Per procedere verticalmente verso le regioni celestiali, che più che luoghi fisici sono dimensioni della coscienza, Dante aveva dovuto bagnarsi nei fiumi Letè ed Eunoè ed attraversare infine la barriera di fuoco: chiari simboli, questi, che alludono ad un processo di purificazione, di emancipazione, di svincolamento dalle tendenze egoiche per superare la forza centripeta della nevrosi e dell'alienazione dal proprio sé spirituale, gettando il cuore oltre l’ostacolo grazie alla misericordia divina. Con un termine coniato proprio da Dante Alighieri potremmo dire che per raggiungere le vette più luminose della coscienza occorre “trasumanar”, superare cioè i limiti della natura umana e guardare il mondo con gli occhi dell'anima, quelli che Krishna dona ad Arjuna per contemplare la Sua Forma Divina, espressione della Coscienza universale.
Il perfezionamento del carattere ha inizio da quando rompiamo le catene che ci trattengono all’inferno, nel ristagno esistenziale, poi prosegue con fiducia nella fase di purificazione-redenzione e infine, se non si commettono più errori, si accede al mondo luminoso dell’Amore, riconosciuto anche nell'opera dantesca come supremo fine da raggiungere e massima espressione della spiritualità, in completa sintonia con le opere classiche della tradizione della Bhakti.
Anche nella visione di Dante e in generale nella cultura cristiana, si giunge al Padre Celeste per intercessione della Madre divina, in questo caso Maria, che presenta molte analogie con Shrimati Radharani, personificazione del supremo Amore descritta nei testi della Bhakti.
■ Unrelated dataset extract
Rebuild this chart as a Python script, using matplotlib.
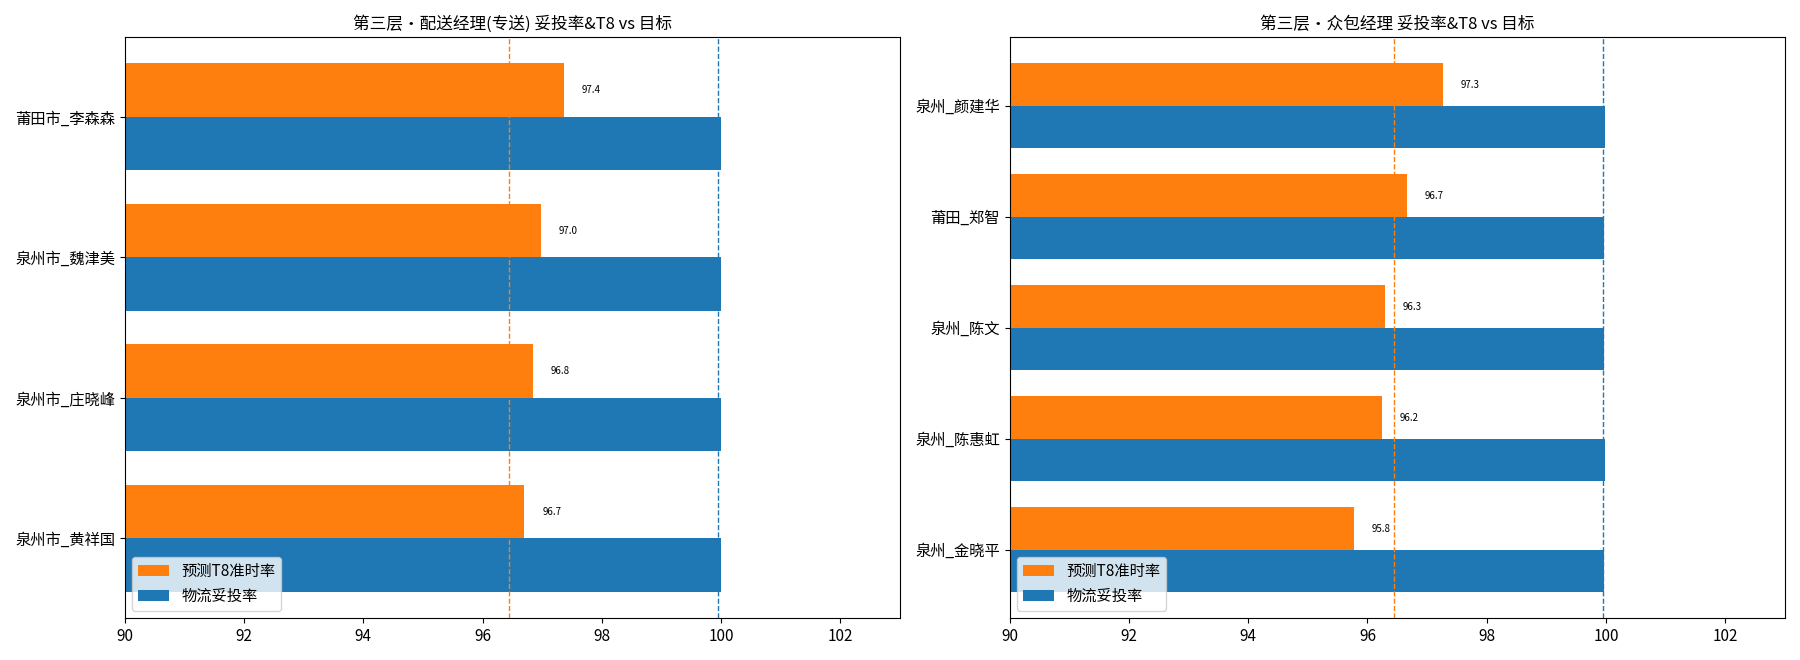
import numpy as np
import matplotlib
matplotlib.use('Agg')
import matplotlib.pyplot as plt

plt.rcParams['font.family'] = ['Noto Sans CJK SC', 'DejaVu Sans']

left_names = ['莆田市_李森森', '泉州市_魏津美', '泉州市_庄晓峰', '泉州市_黄祥国']
left_t8 = [97.36, 96.98, 96.84, 96.70]
left_tt = [99.99, 100.0, 100.0, 100.0]

right_names = ['泉州_颜建华', '莆田_郑智', '泉州_陈文', '泉州_陈惠虹', '泉州_金晓平']
right_t8 = [97.27, 96.66, 96.29, 96.24, 95.77]
right_tt = [99.98, 99.97, 99.97, 99.98, 99.97]

target_t8 = 96.45
target_tt = 99.95

titles = ['第三层·配送经理(专送) 妥投率&T8 vs 目标', '第三层·众包经理 妥投率&T8 vs 目标']

fig, axes = plt.subplots(1, 2, figsize=(18, 6.6), dpi=100)
h = 0.38
for ax, names, t8, tt, title in zip(axes, [left_names, right_names], [left_t8, right_t8],
                                    [left_tt, right_tt], titles):
    y = np.arange(len(names))[::-1]
    ax.barh(y + h / 2, t8, height=h, color='#ff7f0e', label='预测T8准时率')
    ax.barh(y - h / 2, tt, height=h, color='#1f77b4', label='物流妥投率')
    for yi, v in zip(y, t8):
        ax.text(v + 0.3, yi + h / 2, '%.1f' % v, va='center', fontsize=7)
    ax.axvline(target_t8, color='#ff7f0e', ls='--', lw=1)
    ax.axvline(target_tt, color='#1f77b4', ls='--', lw=1)
    ax.set_yticks(y)
    ax.set_yticklabels(names, fontsize=11)
    ax.set_xlim(90, 103)
    ax.tick_params(axis='x', labelsize=11)
    ax.set_title(title, fontsize=12)
    ax.legend(loc='lower left', fontsize=11)

plt.subplots_adjust(left=0.067, right=0.862, top=0.94, bottom=0.18, wspace=0.16)
plt.tight_layout()
fig.savefig('out.png')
Entrambe le due Figure, manifestazioni dell’aspetto femminile di Dio, ospitano in Loro le qualità dell’accoglienza, della compassione e della misericordia, ed è in virtù di tali eccelse espressioni di Amore che Dante può “ficcar lo viso per la luce etterna”.
Come di consuetudine il Seminario è stato arricchito da numerose attività interattive, che orbitando attorno al programma centrale hanno offerto musiche e canti spirituali, rappresentazioni teatrali, letture da testi tradizionali, passeggiate sul mare, gustoso cibo vegetariano, incontri di studio e ripassi organizzati per i numerosi corsisti dell’Accademia di Scienze Tradizionali dell’India presenti, alcuni dei quali hanno potuto sostenere gli esami ed anche assistere ad una cerimonia di consegna degli attestati di studio.
Il tempo è volato e come sempre tutti si sono ritrovati ben presto e a malincuore con i bagagli in mano, arricchiti però da una consapevolezza più elevata, da tanta gioia e da un accresciuto entusiasmo nella ricerca interiore.